> Task goal
Leave out the pictures, and retype only the lines from the beginning of the material through the line that contains "soil_straw_pts_loss = [71.9, 87.6]", including both.

□ □ □

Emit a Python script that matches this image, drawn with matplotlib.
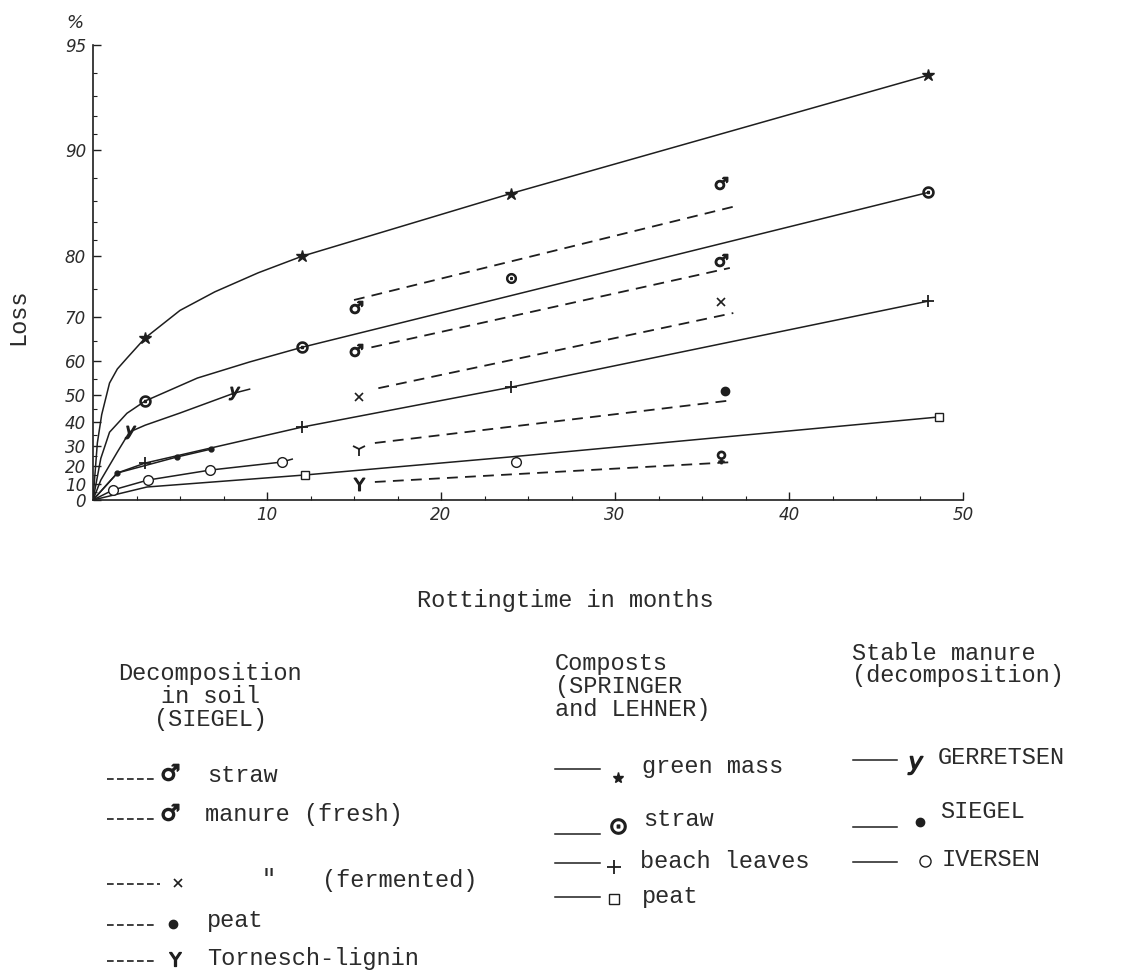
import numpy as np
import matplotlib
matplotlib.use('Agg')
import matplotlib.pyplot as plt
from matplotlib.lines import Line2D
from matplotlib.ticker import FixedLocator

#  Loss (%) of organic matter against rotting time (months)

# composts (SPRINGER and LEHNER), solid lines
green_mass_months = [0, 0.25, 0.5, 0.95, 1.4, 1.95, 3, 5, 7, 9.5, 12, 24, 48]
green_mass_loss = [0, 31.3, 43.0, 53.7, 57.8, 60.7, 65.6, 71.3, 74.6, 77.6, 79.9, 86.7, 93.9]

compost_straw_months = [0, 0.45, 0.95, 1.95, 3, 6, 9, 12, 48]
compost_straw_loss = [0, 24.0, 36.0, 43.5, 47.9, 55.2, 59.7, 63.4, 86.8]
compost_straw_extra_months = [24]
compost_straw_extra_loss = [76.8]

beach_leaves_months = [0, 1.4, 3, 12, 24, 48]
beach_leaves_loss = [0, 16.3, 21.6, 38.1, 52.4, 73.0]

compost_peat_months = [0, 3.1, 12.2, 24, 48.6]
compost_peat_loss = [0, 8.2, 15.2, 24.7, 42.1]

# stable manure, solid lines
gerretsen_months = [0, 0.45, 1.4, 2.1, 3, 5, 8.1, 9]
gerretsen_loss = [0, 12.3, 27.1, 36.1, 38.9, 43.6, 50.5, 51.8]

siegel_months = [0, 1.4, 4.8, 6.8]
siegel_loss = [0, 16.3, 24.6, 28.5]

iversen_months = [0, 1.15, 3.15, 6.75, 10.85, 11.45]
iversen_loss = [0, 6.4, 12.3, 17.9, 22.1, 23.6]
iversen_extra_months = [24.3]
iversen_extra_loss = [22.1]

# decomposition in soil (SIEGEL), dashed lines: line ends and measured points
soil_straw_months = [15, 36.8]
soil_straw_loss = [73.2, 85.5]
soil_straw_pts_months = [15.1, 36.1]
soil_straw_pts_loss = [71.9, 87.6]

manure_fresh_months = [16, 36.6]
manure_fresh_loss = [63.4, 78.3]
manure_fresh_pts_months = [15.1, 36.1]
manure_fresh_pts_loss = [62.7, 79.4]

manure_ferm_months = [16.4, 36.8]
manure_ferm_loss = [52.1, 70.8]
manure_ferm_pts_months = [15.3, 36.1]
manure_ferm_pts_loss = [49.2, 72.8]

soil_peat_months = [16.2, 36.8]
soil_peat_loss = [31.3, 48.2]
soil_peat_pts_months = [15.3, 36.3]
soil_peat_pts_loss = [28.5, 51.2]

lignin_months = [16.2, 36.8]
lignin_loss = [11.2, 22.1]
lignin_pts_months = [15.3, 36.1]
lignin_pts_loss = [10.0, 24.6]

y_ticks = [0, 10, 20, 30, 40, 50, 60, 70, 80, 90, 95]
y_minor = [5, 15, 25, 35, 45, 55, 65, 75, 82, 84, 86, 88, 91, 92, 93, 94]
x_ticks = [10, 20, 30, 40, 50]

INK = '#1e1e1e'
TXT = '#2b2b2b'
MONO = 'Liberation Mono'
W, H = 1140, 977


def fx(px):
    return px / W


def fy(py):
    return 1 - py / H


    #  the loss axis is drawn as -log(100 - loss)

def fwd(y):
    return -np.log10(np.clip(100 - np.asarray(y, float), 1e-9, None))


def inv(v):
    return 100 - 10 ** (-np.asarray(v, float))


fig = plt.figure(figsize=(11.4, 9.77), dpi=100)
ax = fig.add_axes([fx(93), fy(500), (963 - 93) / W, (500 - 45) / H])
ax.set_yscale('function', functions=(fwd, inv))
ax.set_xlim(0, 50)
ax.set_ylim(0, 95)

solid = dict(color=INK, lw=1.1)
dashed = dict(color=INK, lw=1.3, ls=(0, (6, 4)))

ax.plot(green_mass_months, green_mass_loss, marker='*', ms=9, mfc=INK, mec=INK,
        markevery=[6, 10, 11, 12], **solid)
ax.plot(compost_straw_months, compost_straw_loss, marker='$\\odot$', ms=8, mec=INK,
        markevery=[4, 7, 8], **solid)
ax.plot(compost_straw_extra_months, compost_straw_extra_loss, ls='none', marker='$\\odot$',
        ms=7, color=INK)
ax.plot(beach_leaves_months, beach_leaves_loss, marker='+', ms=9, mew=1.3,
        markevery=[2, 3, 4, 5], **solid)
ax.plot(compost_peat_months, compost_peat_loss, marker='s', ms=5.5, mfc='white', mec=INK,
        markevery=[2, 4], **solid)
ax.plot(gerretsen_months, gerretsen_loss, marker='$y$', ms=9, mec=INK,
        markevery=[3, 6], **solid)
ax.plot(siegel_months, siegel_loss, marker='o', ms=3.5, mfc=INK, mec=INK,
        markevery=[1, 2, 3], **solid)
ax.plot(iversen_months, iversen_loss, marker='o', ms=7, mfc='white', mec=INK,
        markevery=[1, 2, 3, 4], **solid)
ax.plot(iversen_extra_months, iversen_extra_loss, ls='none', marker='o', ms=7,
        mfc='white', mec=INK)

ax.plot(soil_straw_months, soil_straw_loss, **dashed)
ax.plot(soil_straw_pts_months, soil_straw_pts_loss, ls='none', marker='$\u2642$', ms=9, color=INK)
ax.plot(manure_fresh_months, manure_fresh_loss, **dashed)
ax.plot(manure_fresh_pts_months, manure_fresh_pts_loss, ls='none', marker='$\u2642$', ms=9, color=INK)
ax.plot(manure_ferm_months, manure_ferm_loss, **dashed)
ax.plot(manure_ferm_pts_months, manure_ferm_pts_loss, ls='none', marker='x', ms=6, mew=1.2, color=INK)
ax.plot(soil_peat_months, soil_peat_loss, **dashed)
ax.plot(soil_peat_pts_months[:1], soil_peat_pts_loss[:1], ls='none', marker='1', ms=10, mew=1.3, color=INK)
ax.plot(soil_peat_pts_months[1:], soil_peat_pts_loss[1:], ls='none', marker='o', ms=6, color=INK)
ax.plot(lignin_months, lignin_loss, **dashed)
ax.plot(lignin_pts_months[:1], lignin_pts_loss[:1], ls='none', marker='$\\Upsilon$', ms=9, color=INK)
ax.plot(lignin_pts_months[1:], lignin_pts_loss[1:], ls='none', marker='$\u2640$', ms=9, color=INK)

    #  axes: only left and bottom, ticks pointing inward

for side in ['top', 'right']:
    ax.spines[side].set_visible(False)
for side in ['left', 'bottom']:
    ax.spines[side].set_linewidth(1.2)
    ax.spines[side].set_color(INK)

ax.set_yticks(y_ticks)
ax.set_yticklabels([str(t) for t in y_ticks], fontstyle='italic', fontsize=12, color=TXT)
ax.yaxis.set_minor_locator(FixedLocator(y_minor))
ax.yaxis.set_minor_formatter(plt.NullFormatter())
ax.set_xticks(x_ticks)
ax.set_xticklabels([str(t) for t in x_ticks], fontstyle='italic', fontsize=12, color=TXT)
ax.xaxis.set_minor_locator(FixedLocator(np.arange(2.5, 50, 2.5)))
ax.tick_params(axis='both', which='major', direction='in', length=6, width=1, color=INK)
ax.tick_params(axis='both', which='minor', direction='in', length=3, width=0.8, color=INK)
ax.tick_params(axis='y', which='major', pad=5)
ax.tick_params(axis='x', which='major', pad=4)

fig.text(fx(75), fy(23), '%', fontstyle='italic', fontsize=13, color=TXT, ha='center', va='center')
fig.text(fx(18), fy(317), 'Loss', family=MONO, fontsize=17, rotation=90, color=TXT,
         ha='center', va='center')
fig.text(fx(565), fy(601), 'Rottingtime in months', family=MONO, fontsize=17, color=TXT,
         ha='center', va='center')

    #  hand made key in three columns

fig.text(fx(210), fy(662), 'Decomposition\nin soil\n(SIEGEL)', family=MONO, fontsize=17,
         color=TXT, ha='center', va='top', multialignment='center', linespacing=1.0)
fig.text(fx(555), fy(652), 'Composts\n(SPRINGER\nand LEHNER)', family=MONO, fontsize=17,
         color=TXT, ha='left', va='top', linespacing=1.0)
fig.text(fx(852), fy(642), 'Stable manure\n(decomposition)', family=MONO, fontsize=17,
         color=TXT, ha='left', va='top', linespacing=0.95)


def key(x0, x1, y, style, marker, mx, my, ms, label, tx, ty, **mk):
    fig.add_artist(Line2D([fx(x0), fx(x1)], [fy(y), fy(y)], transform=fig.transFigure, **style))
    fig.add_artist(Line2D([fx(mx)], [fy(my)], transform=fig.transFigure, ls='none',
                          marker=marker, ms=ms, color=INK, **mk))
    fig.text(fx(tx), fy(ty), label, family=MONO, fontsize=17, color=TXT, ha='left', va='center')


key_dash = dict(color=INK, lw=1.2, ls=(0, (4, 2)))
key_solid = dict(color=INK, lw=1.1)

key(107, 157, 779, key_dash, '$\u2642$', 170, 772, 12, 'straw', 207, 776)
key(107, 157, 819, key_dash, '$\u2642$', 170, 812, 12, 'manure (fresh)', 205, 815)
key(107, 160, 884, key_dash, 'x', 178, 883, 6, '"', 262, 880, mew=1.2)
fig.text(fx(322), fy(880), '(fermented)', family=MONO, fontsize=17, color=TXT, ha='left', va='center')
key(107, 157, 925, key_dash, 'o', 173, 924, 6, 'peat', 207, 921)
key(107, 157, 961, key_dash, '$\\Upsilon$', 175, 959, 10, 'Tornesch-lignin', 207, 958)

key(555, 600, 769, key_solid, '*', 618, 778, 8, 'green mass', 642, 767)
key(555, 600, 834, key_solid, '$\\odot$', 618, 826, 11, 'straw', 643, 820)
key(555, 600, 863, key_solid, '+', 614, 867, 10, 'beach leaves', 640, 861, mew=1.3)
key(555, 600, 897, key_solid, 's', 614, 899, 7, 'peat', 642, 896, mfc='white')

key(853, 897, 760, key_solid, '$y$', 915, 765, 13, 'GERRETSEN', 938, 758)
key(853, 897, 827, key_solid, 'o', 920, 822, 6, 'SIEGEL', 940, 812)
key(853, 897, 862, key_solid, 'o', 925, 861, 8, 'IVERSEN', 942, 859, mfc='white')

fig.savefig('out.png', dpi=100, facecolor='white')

□ □ □

> Exercise answer
Emit a Python script that matches this image, drawn with matplotlib.
import numpy as np
import matplotlib
matplotlib.use('Agg')
import matplotlib.pyplot as plt
from matplotlib.lines import Line2D
from matplotlib.ticker import FixedLocator

#  Loss (%) of organic matter against rotting time (months)

# composts (SPRINGER and LEHNER), solid lines
green_mass_months = [0, 0.25, 0.5, 0.95, 1.4, 1.95, 3, 5, 7, 9.5, 12, 24, 48]
green_mass_loss = [0, 31.3, 43.0, 53.7, 57.8, 60.7, 65.6, 71.3, 74.6, 77.6, 79.9, 86.7, 93.9]

compost_straw_months = [0, 0.45, 0.95, 1.95, 3, 6, 9, 12, 48]
compost_straw_loss = [0, 24.0, 36.0, 43.5, 47.9, 55.2, 59.7, 63.4, 86.8]
compost_straw_extra_months = [24]
compost_straw_extra_loss = [76.8]

beach_leaves_months = [0, 1.4, 3, 12, 24, 48]
beach_leaves_loss = [0, 16.3, 21.6, 38.1, 52.4, 73.0]

compost_peat_months = [0, 3.1, 12.2, 24, 48.6]
compost_peat_loss = [0, 8.2, 15.2, 24.7, 42.1]

# stable manure, solid lines
gerretsen_months = [0, 0.45, 1.4, 2.1, 3, 5, 8.1, 9]
gerretsen_loss = [0, 12.3, 27.1, 36.1, 38.9, 43.6, 50.5, 51.8]

siegel_months = [0, 1.4, 4.8, 6.8]
siegel_loss = [0, 16.3, 24.6, 28.5]

iversen_months = [0, 1.15, 3.15, 6.75, 10.85, 11.45]
iversen_loss = [0, 6.4, 12.3, 17.9, 22.1, 23.6]
iversen_extra_months = [24.3]
iversen_extra_loss = [22.1]

# decomposition in soil (SIEGEL), dashed lines: line ends and measured points
soil_straw_months = [15, 36.8]
soil_straw_loss = [73.2, 85.5]
soil_straw_pts_months = [15.1, 36.1]
soil_straw_pts_loss = [71.9, 87.6]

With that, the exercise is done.